Rape Victim Father: ‘Cover-up’ Puts Children in ‘Extreme Danger’
The subject of the investigation was two sexual assaults in two different high schools by the same teenage boy; he was allowed to transfer to Board Run High School after the first assault in a Stone Bridge High School restroom in May 2021. In January 2022, he was sentenced to probation at a residential treatment facility until his 18th birthday in July 2024 after being found guilty in October 2021 on counts of forcible sodomy and forcible fellatio for the May 2021 assaults. In November 2021, he pleaded no contest to his sexual assault of a fellow student at Broad Run High School.According to the motion, the report, also known as the Blankingship & Keith report—named after the law firm that conducted the investigation—was finalized in January 2022. In December 2022, days after firing Ziegler upon the release of a special grand jury report conducted by the Virginia Attorney General’s office, the school board, with new members elected in November, discussed the possibility of waiving attorney-client privilege and releasing the report to the public.
The special grand jury report included releasing the Blankingship & Keith report as one of the recommendations. “The attorney-client privilege should be invoked when required to protect legitimate issues of confidentiality that impact the operations of LCPS and the LCSB,” the jury wrote in its report. “It should not be used as a shield that impedes transparency, accountability, and openness, especially when it comes to the operations of a public body.”
“The vote should be a clear warning of what LCPS have turned into. A school system with a systemic sexual assault problem spanning several years is being covered up by a radical dishonest school board,” Smith later told The Epoch Times. “We believe there’s something in the report that would contradict special grand jury testimony. The cover-up continues putting all children in extreme danger.”
Ian Prior, executive director of Fight for Schools, a Loudoun County-based parental rights organization, said in a written statement: “Two things are clear. First, the majority of the Loudoun County School Board will always make the choice that benefits themselves over the children and families that they serve.

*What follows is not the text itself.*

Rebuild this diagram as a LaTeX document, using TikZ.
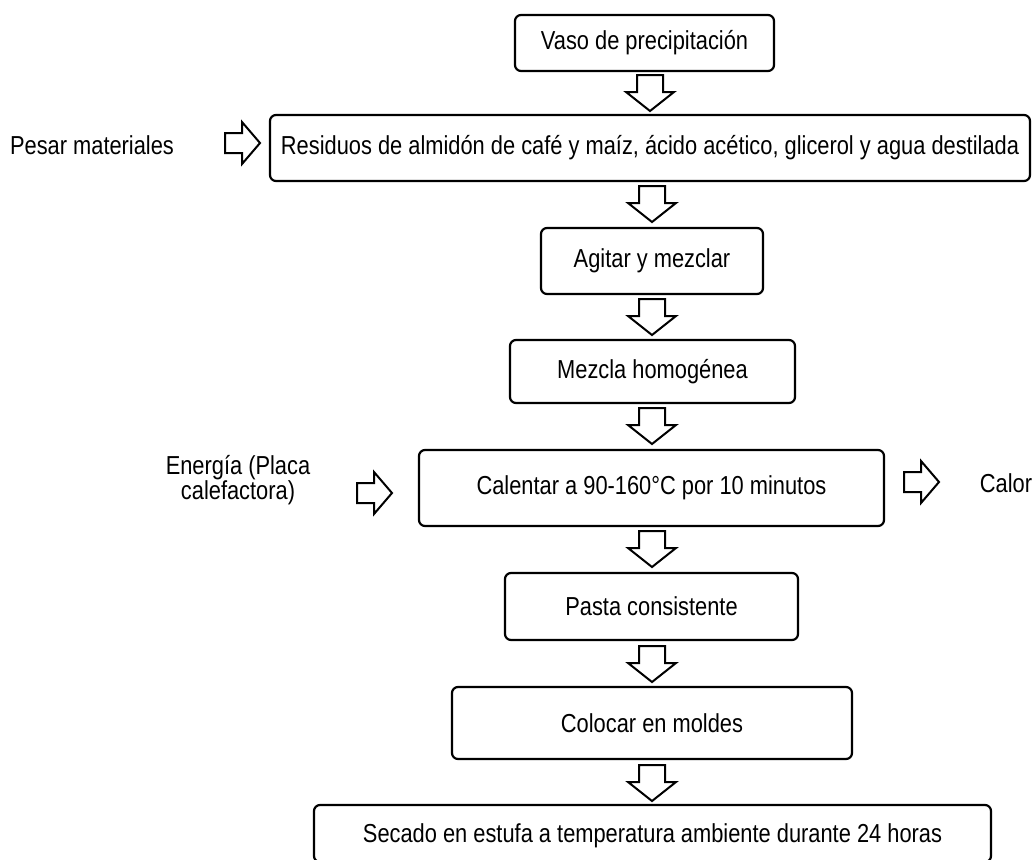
\documentclass[tikz,border=0pt]{standalone}
\usepackage{fontspec}
\setmainfont{Liberation Sans}[FakeStretch=0.84]
\tikzset{
  box/.style={draw, line width=2.2pt, rounded corners=6pt, inner sep=0pt, align=center, font=\fontsize{26}{30}\selectfont},
  lbl/.style={inner sep=0pt, align=center, font=\fontsize{26}{25}\selectfont},
  barrow/.style={draw, line width=2pt, fill=white, line join=miter}
}
\newcommand\downarr[1]{\draw[barrow] (#1) ++(-13,0) -- ++(0,17) -- ++(-11,0) -- ++(24,19) -- ++(24,-19) -- ++(-11,0) -- ++(0,-17) -- cycle;}
\newcommand\rightarr[1]{\draw[barrow] (#1) ++(0,-10) -- ++(17,0) -- ++(0,-11) -- ++(18,21) -- ++(-18,21) -- ++(0,-11) -- ++(-17,0) -- cycle;}
\begin{document}
\begin{tikzpicture}[x=1pt,y=-1pt]
\useasboundingbox (0,0) rectangle (1035,859);
\clip (0,0) rectangle (1035,859);
\node[box, minimum width=259pt, minimum height=56pt] (b1) at (644.5,43) {Vaso de precipitación};
\node[box, minimum width=760pt, minimum height=66pt] (b2) at (650,148) {Residuos de almidón de café y maíz, ácido acético, glicerol y agua destilada};
\node[box, minimum width=222pt, minimum height=66pt] (b3) at (652,261) {Agitar y mezclar};
\node[box, minimum width=285pt, minimum height=63pt] (b4) at (652.5,371.5) {Mezcla homogénea};
\node[box, minimum width=465pt, minimum height=76pt] (b5) at (651.5,488) {Calentar a 90-160°C por 10 minutos};
\node[box, minimum width=293pt, minimum height=67pt] (b6) at (651.5,606.5) {Pasta consistente};
\node[box, minimum width=400pt, minimum height=72pt] (b7) at (652,723) {Colocar en moldes};
\node[box, minimum width=677pt, minimum height=57pt, text depth=0pt] (b8) at (652.5,833.5) {Secado en estufa a temperatura ambiente durante 24 horas};
\node[lbl] (pesar) at (92,145) {Pesar materiales};
\node[lbl] (energia) at (238,480) {Energía (Placa\\calefactora)};
\node[lbl] (calor) at (1006,483) {Calor};
\coordinate (d1) at (650,75);
\coordinate (d2) at (652,186);
\coordinate (d3) at (652,299);
\coordinate (d4) at (652,408);
\coordinate (d5) at (652,531);
\coordinate (d6) at (652,646);
\coordinate (d7) at (652,765);
\coordinate (rp) at (225,143);
\coordinate (re) at (357,493);
\coordinate (rc) at (904,482);
\downarr{d1}
\downarr{d2}
\downarr{d3}
\downarr{d4}
\downarr{d5}
\downarr{d6}
\downarr{d7}
\rightarr{rp}
\rightarr{re}
\rightarr{rc}
\end{tikzpicture}
\end{document}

Second, there must be something really bad in that report.”
‘Binary Decision’ Between Children or System
Tiffany Polifko, a school board member newly elected in November 2022 who voted “yes” to releasing the Blankingship & Keith report, called the vote a “binary decision,” unlike decisions on curriculum or disciplinary policies.“This is a situation that is strictly about choosing children or choosing the system,” she said at the school board meeting.
Denise Corbo, another member who voted for releasing the report, said that it was her understanding that “the final report would be made public” when the investigation was first announced. “I feel that it is ethical and a responsible decision for us to vote in favor of releasing this report with redacted information,” she said during the discussion at the meeting, adding that she had weighed in legal advice and other factors such as the public outcry to see the report.
Erika Ogedegbe, another newly elected board member who said during her campaign that she supported the release of the Blankingship & Keith report, explained her reason for a reversal on Tuesday night.
“Ultimately, to be fully transparent entire report would need to be released,” she said at the meeting. “It is clear to me, after having read the report in detail, that the report was not intended to be shared,” she continued, citing that compliance with the Family Educational Rights and Privacy Act (FERPA) would keep the report private.